Pasado el ecuador del
XXII Festival de Cine Europeo de Sevilla, nos acercamos a la Sección dedicada a
los premios de la Academia de Cine Europeo (EFA), premios a los que aspira la
última película de José Luis Guerín: Historias del buen valle.
Un documental sobre la
vida en Vallbona (el “buen valle” al que hace referencia el título), un barrio
periférico de Barcelona que tras la guerra civil fue lugar de destino de
inmigrantes que procedían del sur. En realidad, una aldea, casi una isla, como
se dice en la cinta, por estar enclavado entre las líneas de ferrocarril, el
río Rec y los puentes sobre las autopistas. Gracias a que sus primeros
habitantes construyeron las casas con sus propias manos y lucharon por obtener
servicios indispensables como luz, agua, el barrio fue creciendo hasta ser el
vecindario multicultural que es hoy en día.
Guerín, con su cámara,
da la palabra a los habitantes de Vallbona. Los más mayores cuentan los duros
inicios del barrio, pero lo hacen con la añoranza del que recuerda tiempos
mejores en un asentamiento del todo rural, cercano a la ciudad, pero lo
suficientemente retirado para constituir un entorno ecológico y silencioso, una
comunidad de vecinos solidaria a pesar de sus diferentes orígenes.
Precisamente, esas
ventajas son las que han originado un proceso de gentrificación que es la
principal amenaza que percibe el barrio. La presión urbanística es otra. Sobre
todo, la que procede de la expansión del ferrocarril y la expropiación de las
tierras, que arrasará los pequeños huertos cuidados con esmero y dedicación,
casi con ternura por los habitantes del singular vecindario. Y es que hay algo
en común entre los personajes de la película: todos hablan con las plantas.
El largometraje de
Guerín tiene mucho en común con la reciente El 47 (Marcel
Barrena, 2024), donde el barrio de Torre Baró, el más cercano a Vallbona, pasó
por los mismos hitos que el vecindario que nos atañe (construcción de casas por
las noches para evitar el desalojo de la policía; lucha por los servicios básicos, población emigrante, etc.). De hecho, en la cinta de Guerín
también se habla de reclamar una línea de autobús, como sucedía en Torre Baró.
En Historias del
buen valle, a los personajes que salen esporádicamente hablando de sus
vivencias, los vamos conociendo poco a poco, hasta completar un conjunto de
personas (andaluces, gitanos, rusos, hindúes, portugueses, subsaharianos,
marroquíes, etc.) que se comportan como una gran familia. Los vemos bañarse
juntos en el río —desafiando la ley, pues está prohibido—, observamos cómo
bailan y cantan, cómo se reúnen en tertulias o cómo reclaman sus derechos en juntas
vecinales. Todo mientras Guerín es testigo de los que sucede con una cámara por
momentos poética, cuando los mayores enseñan a los más pequeños cómo se
comporta la naturaleza; pero también con espíritu de denuncia, cuando los
adolescentes se quejan de un caso de bullying, o hablan de un suicidio.

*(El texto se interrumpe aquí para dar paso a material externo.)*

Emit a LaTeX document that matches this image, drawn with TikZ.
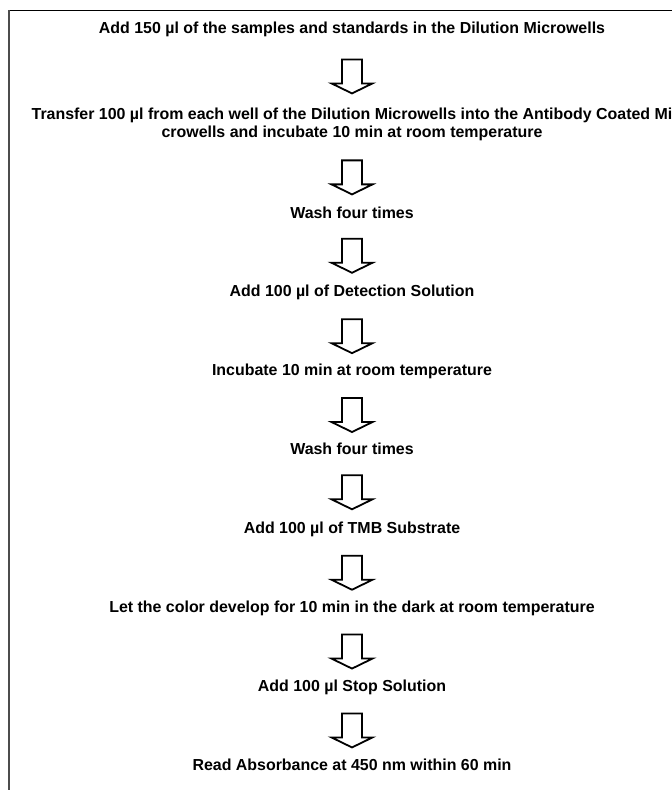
\documentclass[tikz,border=0pt]{standalone}
\usepackage{fontspec}
\setmainfont{Liberation Sans}
\usetikzlibrary{calc}
\tikzstyle{steptext} = [font=\bfseries\fontsize{16}{18}\selectfont, inner sep=0pt, align=center, anchor=base]
\tikzstyle{blockarrow} = [draw=black, line width=1.8bp, fill=white, line join=miter]
\tikzstyle{frameline} = [draw=black, line width=1.2bp]
\tikzset{pics/downarrow/.style={code={
	\draw[blockarrow] (-10,-17) -- (10,-17) -- (10,7) -- (20.5,7) -- (0,17) -- (-20.5,7) -- (-10,7) -- cycle;
}}}
\begin{document}
\begin{tikzpicture}[x=1bp, y=-1bp]
	\useasboundingbox (0,0) rectangle (672,790);
	\clip (0,0) rectangle (672,790);
	% frame, cut off at the right and at the bottom
	\draw[frameline] (9,10.5) -- (720,10.5);
	\draw[frameline, draw=black!70, line width=1.6bp] (9,10.5) -- (9,830);
	% steps of the procedure
	\node[steptext] (s1) at (352,34) {Add 150 µl of the samples and standards in the Dilution Microwells};
	\node[steptext] (s2) at (352,137) {Transfer 100 µl from each well of the Dilution Microwells into the Antibody Coated Mi\\crowells and incubate 10 min at room temperature};
	\node[steptext] (s3) at (352,218) {Wash four times};
	\node[steptext] (s4) at (352,296.9) {Add 100 µl of Detection Solution};
	\node[steptext] (s5) at (352,375.7) {Incubate 10 min at room temperature};
	\node[steptext] (s6) at (352,454.6) {Wash four times};
	\node[steptext] (s7) at (352,533.4) {Add 100 µl of TMB Substrate};
	\node[steptext] (s8) at (352,612.3) {Let the color develop for 10 min in the dark at room temperature};
	\node[steptext] (s9) at (352,691.1) {Add 100 µl Stop Solution};
	\node[steptext] (s10) at (352,770) {Read Absorbance at 450 nm within 60 min};
	% arrows between the steps
	\foreach \a/\b in {s1/s2, s2/s3, s3/s4, s4/s5, s5/s6, s6/s7, s7/s8, s8/s9, s9/s10}
		\pic at ($(\a.south)!.5!(\b.north)+(0,4)$) {downarrow};
\end{tikzpicture}
\end{document}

Nada escapa al objetivo del director, que ofrece lo que sucede en Vallbona con un cuidado montaje en el que se ve en el fondo del plano lo que acaba de filmar mientras otros personajes hablan en primer término. Dando a todo el conjunto una continuidad que parece espontánea y no premeditada o ensayada, como seguramente esté.